This is actually a result that holds for rings: if an element has more than one right inverse, then it has infinitely many right inverses.
Suppose that there are at least two elements in $A$, so that $\alpha$ cannot have a left inverse. Let $\beta_1$ be any element of $A$. Consider the map $f\colon A\to A$ given by $f(\beta) =\beta\alpha - \mathrm{id} + \beta_1$.
Note that this is well-defined: the image of $\beta$ is an endomorphism of $V$ (composition and sum of linear transformations is linear), and $\alpha\Bigl(\beta\alpha - \mathrm{id} + \beta_1\Bigr) = \alpha\beta\alpha -\alpha + \alpha\beta_1 = \alpha - \alpha +\mathrm{id} = \mathrm{id}$ so if $\beta$ is a right inverse for $\alpha$, then so is $f(\beta)$.

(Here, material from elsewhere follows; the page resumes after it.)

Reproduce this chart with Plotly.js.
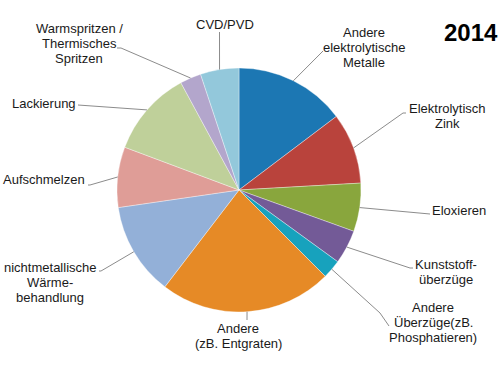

Next: $f$ is one-to-one: if $f(\beta)=f(\beta')$, then $\beta\alpha - \mathrm{id} + \beta_1 = \beta'\alpha - \mathrm{id} + \beta_1$ which yields $\beta\alpha = \beta'\alpha$. Now composing with $\beta_1$ on the right we obtain $\beta=\beta'$, since $\alpha\beta_1=\mathrm{id}$.

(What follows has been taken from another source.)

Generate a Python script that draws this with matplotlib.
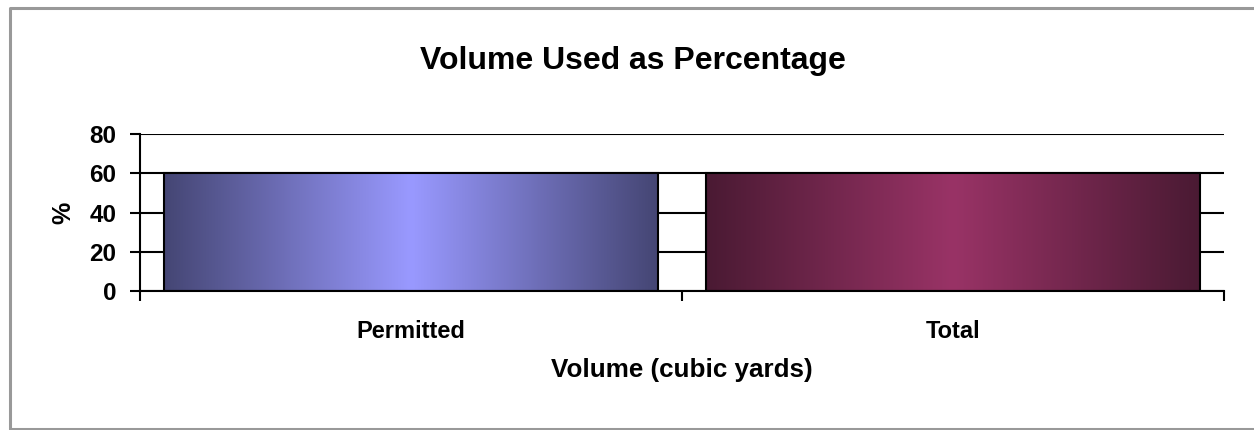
import matplotlib
matplotlib.use("Agg")
import matplotlib.pyplot as plt
import numpy as np
from matplotlib.colors import LinearSegmentedColormap
from matplotlib.lines import Line2D

categories = ["Permitted", "Total"]
values = [60, 60]
yticks = [0, 20, 40, 60, 80]
title = "Volume Used as Percentage"
xlabel = "Volume (cubic yards)"
ylabel = "%"

dark_light = [("#454674", "#9999FF"), ("#4A1A33", "#993366")]

plt.rcParams['font.family'] = ['Liberation Sans', 'DejaVu Sans']
W, H = 1254, 430
fig = plt.figure(figsize=(W / 100, H / 100), dpi=100)

# chart-area frame (left, top, bottom; right edge cut off)
bx = [W + 5, 9.5, 9.5, W + 5]
by = [H - 7.5, H - 7.5, H - 428.5, H - 428.5]
fig.add_artist(Line2D([v / W for v in bx], [v / H for v in by], transform=fig.transFigure,
                      color="#999999", linewidth=2.2))

ax = fig.add_axes([140 / W, 1 - 291 / H, (1224 - 140) / W, (291 - 134) / H])

x = np.arange(len(categories))
bars = ax.bar(x, values, width=0.91, facecolor="none", edgecolor="black", linewidth=1.5, zorder=3)

grad = np.concatenate([np.linspace(0, 1, 128), np.linspace(1, 0, 128)])[None, :]
for b, (d, l) in zip(bars, dark_light):
    cmap = LinearSegmentedColormap.from_list("g", [d, l])
    x0, y0 = b.get_x(), b.get_y()
    w, h = b.get_width(), b.get_height()
    im = ax.imshow(grad, cmap=cmap, extent=[x0, x0 + w, y0, y0 + h], aspect="auto",
                   zorder=2, interpolation="bicubic")
    im.set_clip_path(b)

ax.set_xlim(-0.5, len(categories) - 0.5)
ax.set_ylim(0, 80)
ax.set_yticks(yticks)
ax.set_xticks(x)
ax.set_xticklabels(categories, fontsize=17, fontweight="bold")
ax.set_xticks(np.arange(-0.5, len(categories)), minor=True)
ax.tick_params(axis="x", which="major", length=0, pad=21)
ax.tick_params(axis="x", which="minor", length=7, width=1.5, direction="out")
ax.tick_params(axis="y", length=7, width=1.5, labelsize=17.5, pad=10)
for lab in ax.get_yticklabels():
    lab.set_fontweight("bold")
ax.yaxis.grid(True, color="black", linewidth=1.5, zorder=1)
ax.set_axisbelow(True)
for s in ["top", "right"]:
    ax.spines[s].set_visible(False)
for s in ["left", "bottom"]:
    ax.spines[s].set_linewidth(1.5)
ax.set_xlabel(xlabel, fontsize=18.7, fontweight="bold", labelpad=11)
ax.set_ylabel(ylabel, fontsize=18, fontweight="bold", labelpad=10)
fig.text(0.5 + 6 / W, 1 - 69 / H, title, ha="center", va="baseline", fontsize=23, fontweight="bold")

fig.savefig("out.png", dpi=100)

Finally, $f$ is not onto: we can never get $\beta_1$ in the image. For if $f(\beta)=\beta_1$, then $\beta\alpha - \mathrm{id} + \beta_1 = \beta_1$, hence $\beta\alpha=\mathrm{id}$. But that would mean that $\beta$ is both a left and a right inverse for $\alpha$, which is impossible since $\alpha$ has at least two right inverses.
Thus, $f\colon A\to A$ is one-to-one and not onto, which proves that $A$ is infinite.